### TASK TO CARRY OUT
Begin with the first line of the material and copy each line word for word through the line that contains "4.4, 4.6, 4.8];"; the pictures are left out.

### AVAILABLE DATA
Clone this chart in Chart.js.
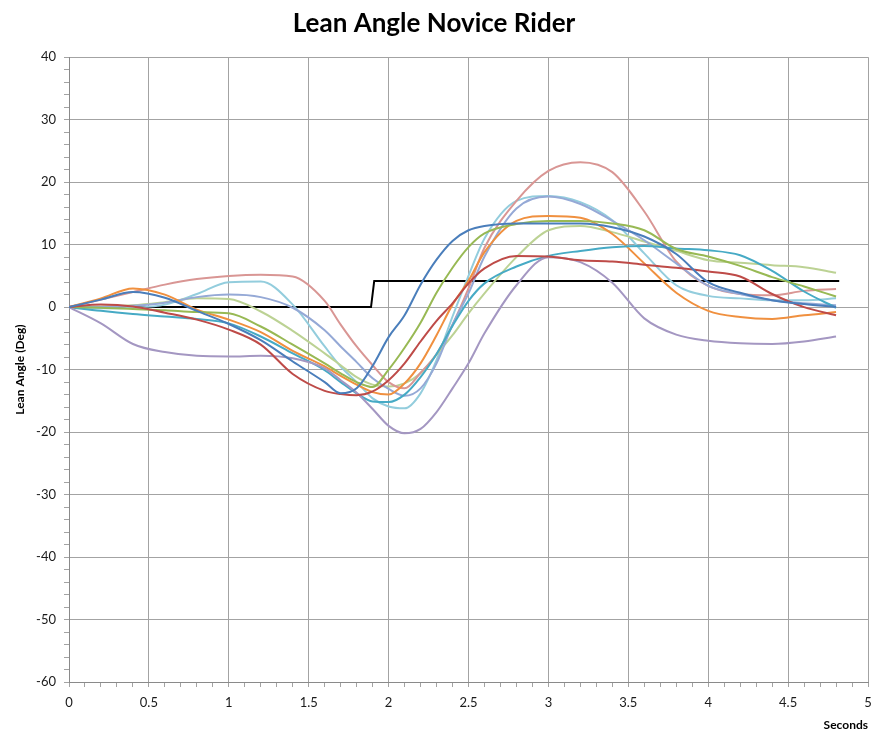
<!DOCTYPE html>
<html>
<head>
<meta charset="utf-8">
<title>Lean Angle Novice Rider</title>
<script src="https://cdn.jsdelivr.net/npm/chart.js@4.4.1/dist/chart.umd.min.js"></script>
<style>
  html, body { margin: 0; padding: 0; background: #fff; }
</style>
</head>
<body>
<canvas id="chart" width="871" height="736"></canvas>
<script>
// sample times (s) shared by the rider runs
const seconds = [0, 0.2, 0.4, 0.6, 0.8, 1.0, 1.2, 1.4, 1.6, 1.7, 1.8, 1.9, 2.0, 2.1, 2.2, 2.3, 2.4, 2.5, 2.6, 2.8, 3.0, 3.2, 3.4, 3.6, 3.8, 4.0, 4.2, 4.4, 4.6, 4.8];

// lean angle (deg) per run
const runBlue      = [0, 1.2, 2.4, 1.5, -0.6, -2.7, -5.3, -8.7, -12.0, -13.8, -13.0, -9.4, -4.8, -1.3, 3.6, 7.6, 10.6, 12.3, 13.0, 13.4, 13.4, 13.4, 12.8, 11.3, 8.5, 4.0, 2.3, 1.1, 0.5, 0.0];
const runRed       = [0, 0.4, 0.1, -0.9, -2.0, -3.6, -6.0, -10.7, -13.4, -13.9, -14.1, -13.5, -11.7, -9.0, -5.5, -2.2, 0.6, 3.8, 6.2, 8.2, 8.1, 7.5, 7.3, 6.8, 6.3, 5.7, 4.9, 2.1, 0.0, -1.3];
const runGreen     = [0, -0.1, -0.3, -0.5, -0.8, -1.0, -3.1, -6.0, -9.0, -10.6, -12.0, -12.8, -10.0, -6.5, -2.5, 2.3, 6.3, 9.6, 11.8, 13.3, 13.8, 13.8, 13.4, 12.3, 9.3, 8.1, 6.6, 4.8, 3.3, 1.7];
const runPurple    = [0, -2.6, -5.9, -7.2, -7.8, -7.9, -7.8, -8.2, -9.8, -11.7, -13.7, -16.3, -19.0, -20.2, -19.5, -16.8, -13.0, -9.0, -4.2, 3.5, 8.0, 7.2, 3.9, -1.8, -4.4, -5.4, -5.8, -5.9, -5.5, -4.7];
const runTeal      = [0, -0.6, -1.1, -1.5, -1.9, -2.6, -4.7, -7.4, -10.1, -12.0, -13.8, -15.1, -15.2, -14.0, -11.2, -7.5, -3.0, 1.0, 3.8, 6.5, 8.2, 9.0, 9.6, 9.8, 9.4, 9.1, 8.3, 5.8, 2.5, -0.1];
const runOrange    = [0, 1.4, 3.0, 2.0, -0.4, -2.0, -4.0, -7.0, -9.5, -11.0, -12.4, -13.6, -14.0, -12.2, -9.0, -4.5, 0.4, 4.2, 8.8, 13.8, 14.6, 14.3, 11.7, 7.0, 2.3, -0.6, -1.6, -1.9, -1.3, -0.8];
const runSteel     = [0, 0.0, 0.2, 0.7, 1.6, 2.0, 1.6, -0.1, -3.7, -6.3, -8.8, -11.4, -13.1, -14.2, -13.0, -9.0, -2.8, 2.2, 8.1, 15.8, 17.7, 16.5, 13.8, 10.7, 7.0, 3.4, 2.1, 1.1, 0.6, 0.3];
const runPink      = [0, 1.2, 2.4, 3.6, 4.5, 5.0, 5.2, 4.9, 1.0, -2.8, -6.3, -9.3, -12.0, -13.0, -10.5, -7.5, -2.8, 3.0, 9.5, 17.0, 21.8, 23.2, 21.6, 15.3, 7.3, 3.4, 2.1, 1.9, 2.6, 2.9];
const runLime      = [0, 0.1, 0.3, 0.8, 1.4, 1.3, -0.7, -3.8, -7.4, -9.3, -11.2, -12.4, -12.7, -12.2, -10.6, -7.6, -4.5, -1.0, 2.2, 8.0, 12.3, 13.0, 12.0, 10.5, 9.0, 7.5, 7.1, 6.7, 6.4, 5.5];
const runSky       = [0, -0.2, -0.1, 0.4, 2.1, 4.0, 4.1, 0.4, -6.3, -9.5, -12.0, -14.6, -15.9, -16.2, -13.8, -8.5, -1.5, 5.0, 11.0, 17.0, 17.8, 16.8, 13.9, 8.6, 3.5, 1.8, 1.4, 1.1, 1.1, 1.4];

// steering input step (black)
const stepSeconds = [0, 1.89, 1.91, 4.82];
const stepValues  = [0, 0, 4.2, 4.2];

const runs = [
  ['Run 1', runBlue,   '#4a7ebb'],
  ['Run 2', runRed,    '#be4b48'],
  ['Run 3', runGreen,  '#98b954'],
  ['Run 4', runPurple, '#a497c2'],
  ['Run 5', runTeal,   '#46aac5'],
  ['Run 6', runOrange, '#f0903f'],
  ['Run 7', runSteel,  '#95a9d6'],
  ['Run 8', runPink,   '#d99694'],
  ['Run 9', runLime,   '#bcd294'],
  ['Run 10', runSky,   '#93cddd'],
];

const pts = (xs, ys) => xs.map((x, i) => ({ x, y: ys[i] }));

const datasets = runs.map(([label, vals, color]) => ({
  label,
  data: pts(seconds, vals),
  borderColor: color,
  borderWidth: 2,
  pointRadius: 0,
  fill: false,
  cubicInterpolationMode: 'monotone',
  order: 0,
}));

datasets.push({
  label: 'Input',
  data: pts(stepSeconds, stepValues),
  borderColor: '#000000',
  borderWidth: 2,
  pointRadius: 0,
  fill: false,
  tension: 0,
  order: 1,
});

const gridGray = '#a3a3a3';
const axisFont = { family: 'Lato, "Open Sans", sans-serif', size: 13 };

new Chart(document.getElementById('chart'), {
  type: 'line',
  data: { datasets },
  options: {
    responsive: false,
    animation: false,
    layout: { padding: { left: 0, right: 3, top: 0, bottom: 0 } },
    plugins: {
      legend: { display: false },
      tooltip: { enabled: false },
      title: {
        display: true,
        text: 'Lean Angle Novice Rider',
        color: '#000',
        font: { family: 'Lato, "Open Sans", sans-serif', size: 26, weight: 'bold' },
        padding: { top: 8, bottom: 18 },
      },
    },
    scales: {
      x: {
        type: 'linear',
        min: 0,
        max: 5,
        afterFit: (s) => { s.height = 54; s.paddingLeft = 0; s.paddingRight = 0; },
        grid: {
          color: (c) => (Math.round(c.tick.value * 10) % 5 === 0 ? gridGray : 'rgba(0,0,0,0)'),
          tickColor: gridGray,
          tickLength: 5,
        },
        border: { color: '#8a8a8a' },
        ticks: {
          stepSize: 0.1,
          autoSkip: false,
          maxTicksLimit: 100,
          maxRotation: 0,
          padding: 8,
          color: '#1a1a1a',
          font: axisFont,
          callback: (v) => (Math.round(v * 10) % 5 === 0 ? String(Math.round(v * 10) / 10) : ''),
        },
        title: {
          display: true,
          text: 'Seconds',
          align: 'end',
          color: '#000',
          font: { family: 'Lato, "Open Sans", sans-serif', size: 12, weight: 'bold' },
          padding: { top: 4, bottom: 4 },
        },
      },
      y: {
        min: -60,
        max: 40,
        afterFit: (s) => { s.width = 69; },
        grid: {
          color: (c) => (c.tick.value % 10 === 0 ? gridGray : 'rgba(0,0,0,0)'),
          tickColor: gridGray,
          tickLength: 5,
        },
        border: { color: '#8a8a8a' },
        ticks: {
          stepSize: 2,
          autoSkip: false,
          maxTicksLimit: 100,
          padding: 8,
          color: '#1a1a1a',
          font: axisFont,
          callback: (v) => (v % 10 === 0 ? String(v) : ''),
        },
        title: {
          display: true,
          text: 'Lean Angle (Deg)',
          color: '#000',
          font: { family: 'Lato, "Open Sans", sans-serif', size: 12, weight: 'bold' },
          padding: { top: 13, bottom: 13 },
        },
      },
    },
  },
});
</script>
</body>
</html>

### OUTPUT BELOW
Clone this chart in Chart.js.
<!DOCTYPE html>
<html>
<head>
<meta charset="utf-8">
<title>Lean Angle Novice Rider</title>
<script src="https://cdn.jsdelivr.net/npm/chart.js@4.4.1/dist/chart.umd.min.js"></script>
<style>
  html, body { margin: 0; padding: 0; background: #fff; }
</style>
</head>
<body>
<canvas id="chart" width="871" height="736"></canvas>
<script>
// sample times (s) shared by the rider runs
const seconds = [0, 0.2, 0.4, 0.6, 0.8, 1.0, 1.2, 1.4, 1.6, 1.7, 1.8, 1.9, 2.0, 2.1, 2.2, 2.3, 2.4, 2.5, 2.6, 2.8, 3.0, 3.2, 3.4, 3.6, 3.8, 4.0, 4.2, 4.4, 4.6, 4.8];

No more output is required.